Ujung pulau Jawa bukan ujung segalanya. Tapi sejauh mata memandang hanya tampak oasis ujung yang juga sedang mencari ujung. Serpihan titik terang di kubah langit tampak anggun menjadi koreografi atap. Mereka berkolaborasi menertawakan kita yang terlalu berfantasi hingga terlena dalam fana. Terlalu lemah di hadapan ombak yang tak pernah berhenti berlari, terus bergulung-gulung, dan saling berkejaran. Meskipun pada akhirnya pecah dan terdispersi di bibir pantai. Atau terhempas karang terjal yang secara de facto terjal yang menghadang dengan frontal.
Kehadiranku disini bukan realisasi dari amor fati. Justru sebaliknya. Mungkin absolut 180 derajat berbeda. Aku masih ingin berdiri di hamparan pasir putih dan mewujudkan mimpi. Aku masih ingin visualku melihat saat bahagia yang ingin kucapai. Dan aku masih ingin tertawa bersama mereka yang kucintai.
Perhatikan sisi timur.

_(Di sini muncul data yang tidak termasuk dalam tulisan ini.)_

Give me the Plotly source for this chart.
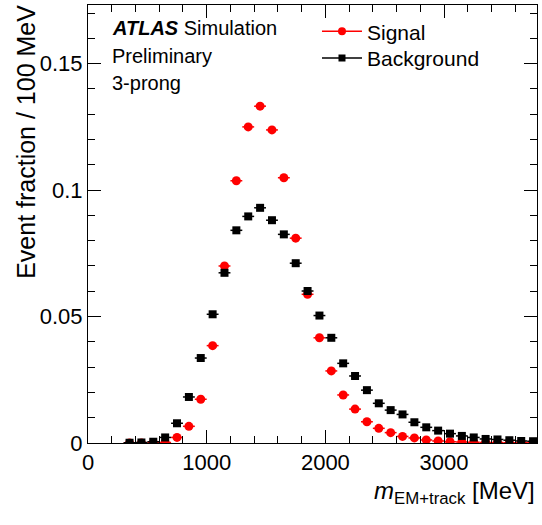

Inikah filasafat alam yang sebenarnya selalu tersaji di hadapan kita namun sering terabaikan? Cahaya, yang hampir selalu mendapatkan konotasi positif, justru datang dari bawah. Meskipun sebelumnya gelap, ketika dari sudut pandang kita sudut elevasinya semakin besar, ruang kita akan semakin terang. Sudut elevasi? Ya, sudut antara sebuah garis dengan proyeksi tegak lurusnya pada sudut tertentu dengan suatu sumbu sebagai acuan. Ternyata seperti itu. Rasanya aku sudah mendapatkan konklusi absurd namun masif. Jadi aku harus lebih membuat usaha untuk membuat proyeksi itu. Aku harus menjemput cahaya!